- Dataset excerpt
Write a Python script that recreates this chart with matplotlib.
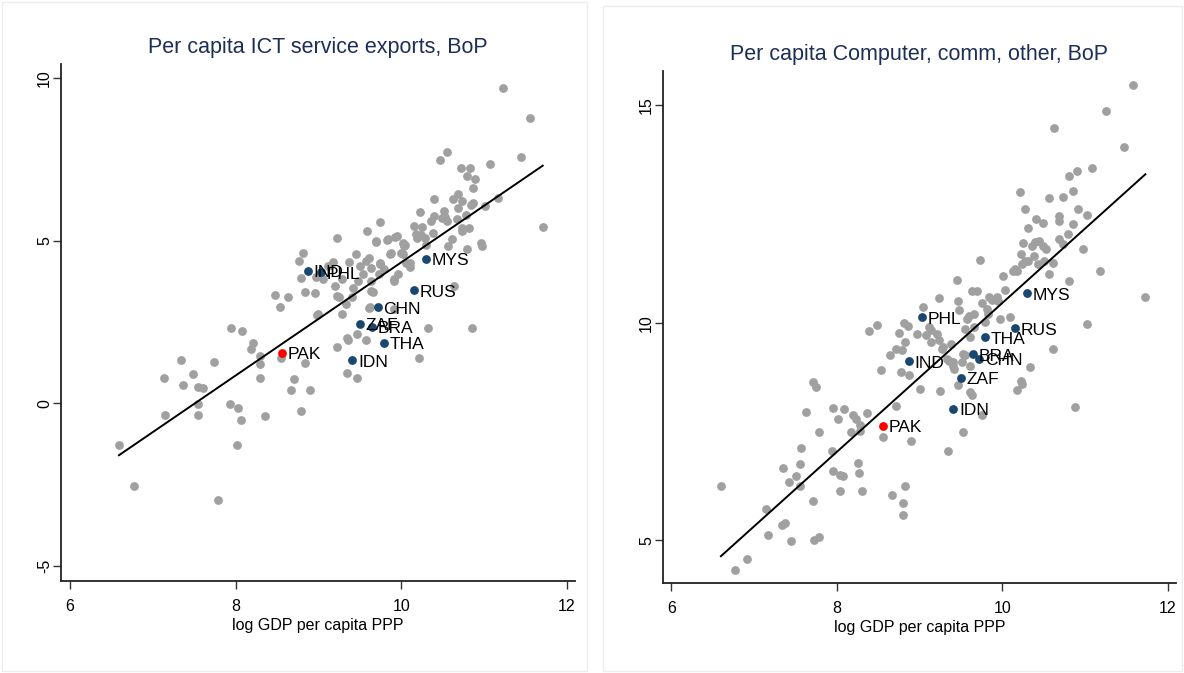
import numpy as np
import matplotlib
matplotlib.use("Agg")
import matplotlib.pyplot as plt
from matplotlib.patches import Rectangle

plt.rcParams['font.family'] = ['Liberation Sans', 'DejaVu Sans']

# ---- left panel: per capita ICT service exports (gray background countries)
ict_x = [6.59, 6.77, 7.14, 7.15, 7.34, 7.37, 7.49, 7.55, 7.61, 7.54, 7.55, 7.74, 7.79, 7.93, 7.94,
         8.03, 8.07, 8.02, 8.08, 8.19, 8.21, 8.29, 8.29, 8.30, 8.35, 8.48, 8.53, 8.63, 8.55, 8.71,
         8.67, 8.79, 8.90, 8.84, 8.98, 8.84, 8.96, 9.23, 8.76, 8.81, 8.79, 8.97, 9.06, 9.12, 9.18,
         9.20, 9.23, 9.25, 9.28, 9.29, 9.33, 9.34, 9.36, 9.37, 9.41, 9.45, 9.47, 9.47, 9.50, 9.54,
         9.57, 9.59, 9.61, 9.62, 9.66, 9.70, 9.74, 9.75, 9.79, 9.84, 9.87, 9.91, 9.95, 9.96, 10.02,
         10.05, 10.06, 10.16, 10.25, 10.18, 10.24, 10.29, 10.38, 10.23, 10.36, 10.40, 10.49, 10.55,
         10.52, 10.40, 10.47, 10.55, 10.63, 10.69, 10.74, 10.72, 10.83, 10.79, 10.89, 10.87, 10.84,
         10.69, 10.68, 10.73, 10.78, 10.61, 10.57, 10.79, 10.96, 10.98, 11.01, 11.07, 11.17, 11.23,
         11.45, 11.56, 11.71, 10.85, 10.33, 10.22, 10.11, 10.11, 10.00, 10.03, 9.88, 9.75, 9.57,
         9.64, 9.73, 9.91, 9.22, 9.42, 9.48, 9.63, 9.64, 9.00, 9.61, 9.91, 9.34, 9.69, 9.83, 9.92,
         10.02, 10.64, 10.30, 10.19, 10.53, 10.73, 10.87, 10.82]
ict_y = [-1.26, -2.52, 0.77, -0.34, 1.32, 0.58, 0.89, 0.49, 0.46, -0.34, -0.03, 1.26, -2.95, -0.03, 2.31,
         -0.15, -0.52, -1.26, 2.22, 1.66, 1.85, 1.45, 1.20, 0.77, -0.40, 3.32, 2.95, 3.26, 1.38, 0.74,
         0.40, -0.22, 0.40, 1.23, 2.71, 3.42, 3.38, 1.72, 4.38, 4.63, 3.84, 3.88, 3.81, 4.21, 4.34,
         3.61, 5.08, 3.28, 3.81, 2.74, 3.04, 0.92, 1.96, 4.34, 3.28, 4.58, 2.12, 0.79, 4.21, 3.97,
         1.96, 5.30, 4.47, 2.96, 3.41, 5.00, 5.56, 4.31, 4.14, 5.04, 4.60, 3.81, 5.13, 3.97, 4.60,
         4.87, 4.31, 5.45, 5.42, 5.20, 5.17, 5.08, 5.23, 5.88, 5.60, 5.75, 5.69, 5.60,
         5.91, 6.28, 7.48, 7.72, 6.28, 6.43, 6.22, 7.23, 7.23, 6.98, 6.89, 6.62, 6.09,
         6.00, 5.66, 5.38, 5.78, 5.05, 4.83, 4.74, 4.92, 4.83, 6.06, 7.35, 6.31, 9.69,
         7.57, 8.77, 5.42, 2.31, 2.31, 1.38, 4.31, 4.18, 4.62, 4.83, 4.62, 4.28, 4.37,
         4.15, 3.97, 3.75, 3.29, 3.54, 3.75, 3.45, 3.75, 2.74, 2.92, 2.89, 2.00, 4.95, 5.02, 5.11,
         4.92, 3.61, 4.87, 5.07, 5.73, 5.29, 6.16, 5.40]

# ---- right panel: per capita computer, comm, other services
cco_x = [6.60, 6.77, 6.92, 7.14, 7.17, 7.35, 7.34, 7.37, 7.42, 7.45, 7.51, 7.55, 7.56, 7.57, 7.63,
         7.71, 7.75, 7.71, 7.73, 7.79, 7.79, 7.94, 7.95, 8.04, 8.07, 7.96, 8.02, 8.04, 8.09, 8.20,
         8.23, 8.28, 8.36, 8.17, 8.28, 8.26, 8.27, 8.31, 8.56, 8.72, 8.67, 8.80, 8.80, 8.83, 8.90,
         8.54, 8.64, 8.71, 8.83, 8.75, 8.81, 8.86, 8.39, 8.49, 8.78, 8.87, 9.01, 9.25, 8.97, 9.08,
         9.14, 9.21, 9.04, 8.79, 9.24, 9.14, 9.27, 9.33, 9.40, 9.42, 9.51, 9.55, 9.45, 9.46, 9.48,
         9.55, 9.61, 9.58, 9.66, 9.63, 9.69, 9.73, 9.75, 9.81, 9.83, 9.88, 9.95, 9.79, 9.61, 9.63,
         9.52, 9.34, 9.75, 10.01, 10.03, 9.97, 10.09, 10.13, 10.18, 10.23, 10.31, 10.24, 10.31, 10.25,
         10.36, 10.38, 10.44, 10.49, 10.53, 10.43, 10.50, 10.61, 10.56, 10.69, 10.73, 10.80, 10.86,
         10.98, 10.81, 11.18, 11.03, 11.73, 10.88, 10.61, 10.34, 10.24, 10.18, 11.58, 11.25, 10.63,
         11.47, 11.09, 10.90, 10.81, 10.22, 10.56, 10.74, 10.85, 10.27, 10.41, 10.49, 10.69, 10.68,
         10.91, 11.03, 10.40, 10.28, 10.15, 9.11, 9.24, 9.29, 9.38, 9.36, 9.41, 9.47, 9.53, 9.60,
         9.61, 9.66, 9.84, 9.94, 10.23]
cco_y = [6.25, 4.33, 4.56, 5.72, 5.12, 6.67, 5.35, 5.39, 6.34, 4.98, 6.48, 6.25, 6.76, 7.11, 7.94,
         8.63, 8.52, 5.90, 5.00, 5.07, 7.48, 7.06, 6.60, 6.50, 6.48, 8.03, 7.78, 6.13, 8.01, 7.89,
         7.78, 7.64, 7.92, 7.48, 7.52, 6.78, 6.55, 6.13, 7.38, 8.08, 6.04, 5.86, 5.58, 6.25, 7.29,
         8.91, 9.26, 9.40, 9.56, 9.77, 10.00, 9.93, 9.81, 9.95, 8.87, 8.80, 8.47, 8.43, 9.75, 9.72,
         9.84, 9.75, 10.35, 9.38, 9.61, 9.56, 9.40, 9.17, 9.10, 8.94, 9.10, 9.26, 10.97, 10.49, 10.30,
         9.86, 9.68, 10.09, 10.19, 10.72, 10.72, 11.44, 10.44, 10.32, 10.21, 10.53, 10.49, 10.02, 8.40, 8.33,
         7.48, 7.06, 7.87, 11.06, 10.76, 10.09, 10.14, 11.18, 11.18, 11.57, 11.41, 11.34, 12.18, 11.83,
         11.76, 11.53, 11.87, 11.76, 11.69, 11.34, 11.41, 11.37, 11.11, 11.92, 11.81, 12.04, 12.27,
         11.69, 10.95, 11.18, 9.98, 10.60, 8.06, 9.40, 8.98, 8.59, 8.45, 15.46, 14.86, 14.47,
         14.03, 13.56, 13.49, 13.36, 12.99, 12.87, 12.89, 13.03, 12.62, 12.38, 12.29, 12.45, 12.34,
         12.62, 12.48, 11.85, 11.41, 11.23, 9.90, 10.57, 9.44, 9.51, 9.11, 9.01, 8.57, 9.29, 10.15,
         9.01, 9.90, 10.59, 10.59, 8.65]

# ---- highlighted comparator countries (navy) and Pakistan (red)
peers = ["IND", "PHL", "MYS", "RUS", "CHN", "ZAF", "BRA", "THA", "IDN"]
peer_gdp = [8.87, 9.03, 10.30, 10.15, 9.72, 9.50, 9.65, 9.79, 9.41]
peer_ict = [4.08, 4.02, 4.44, 3.48, 2.96, 2.45, 2.35, 1.86, 1.33]
peer_cco = [9.11, 10.12, 10.68, 9.87, 9.17, 8.74, 9.27, 9.66, 8.02]
pak_gdp = 8.56
pak_ict = 1.56
pak_cco = 7.63

# linear fit lines as drawn in the source (intercept, slope)
ict_fit = (-13.03, 1.736)
cco_fit = (-6.65, 1.710)

GRAY = "#a0a0a0"
NAVY = "#1a476f"
TITLE_C = "#1e2f55"

W, H = 1184, 673
fig = plt.figure(figsize=(W / 100, H / 100), dpi=100)

# faint outer frames of the two graph panels
for (x0, y0, x1, y1) in [(2, 2, 587, 671), (603, 6, 1182, 671)]:
    fig.patches.append(Rectangle((x0 / W, 1 - y1 / H), (x1 - x0) / W, (y1 - y0) / H,
                                 transform=fig.transFigure, fill=False,
                                 edgecolor="#ededed", lw=1))


def panel(rect, gx, gy, hy, py, fit, title, tpad, xlim, ylim, yticks):
    ax = fig.add_axes([rect[0] / W, 1 - rect[3] / H, (rect[2] - rect[0]) / W, (rect[3] - rect[1]) / H])
    ax.scatter(gx, gy, s=40, color=GRAY, lw=0, zorder=2)
    allx = np.r_[gx, peer_gdp, pak_gdp]
    xs = np.array([allx.min(), allx.max()])
    ax.plot(xs, fit[0] + fit[1] * xs, color="black", lw=1.4, zorder=3)
    ax.scatter(peer_gdp, hy, s=40, color=NAVY, lw=0, zorder=4)
    ax.scatter([pak_gdp], [py], s=40, color="#ff0000", lw=0, zorder=4)
    for name, x, y in zip(peers + ["PAK"], peer_gdp + [pak_gdp], list(hy) + [py]):
        ax.annotate(name, (x, y), xytext=(4, -1.5), textcoords="offset points",
                    ha="left", va="center", fontsize=12.5, color="black", zorder=5)
    ax.set_xlim(*xlim)
    ax.set_ylim(*ylim)
    ax.set_xticks([6, 8, 10, 12])
    ax.set_yticks(yticks)
    ax.set_yticklabels([str(t) for t in yticks], rotation=90, va="center")
    for s in ["top", "right"]:
        ax.spines[s].set_visible(False)
    for s in ["left", "bottom"]:
        ax.spines[s].set_color("#222222")
        ax.spines[s].set_linewidth(1.3)
    ax.tick_params(direction="out", length=6, width=1, color="#333333", labelsize=11.5)
    ax.tick_params(axis="x", pad=7)
    ax.tick_params(axis="y", pad=0.5)
    ax.set_xlabel("log GDP per capita PPP", fontsize=11.5, labelpad=3)
    ax.set_title(title, fontsize=15.5, color=TITLE_C, pad=tpad)
    return ax


panel((61, 64, 575, 581), ict_x, ict_y, peer_ict, pak_ict, ict_fit,
      "Per capita ICT service exports, BoP", 8, (5.89, 12.1), (-5.45, 10.42), [-5, 0, 5, 10])
panel((663, 71, 1176, 583), cco_x, cco_y, peer_cco, pak_cco, cco_fit,
      "Per capita Computer, comm, other, BoP", 8, (5.9, 12.1), (4.02, 15.78), [5, 10, 15])

fig.savefig("out.png", dpi=100)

- Work instructions
Give again, word for word, every line from the top of the data above to the line holding "plt.rcParams['font.family'] = ['Liberation", inclusive, with the pictures left out.

- Final answer
Write a Python script that recreates this chart with matplotlib.
import numpy as np
import matplotlib
matplotlib.use("Agg")
import matplotlib.pyplot as plt
from matplotlib.patches import Rectangle

plt.rcParams['font.family'] = ['Liberation Sans', 'DejaVu Sans']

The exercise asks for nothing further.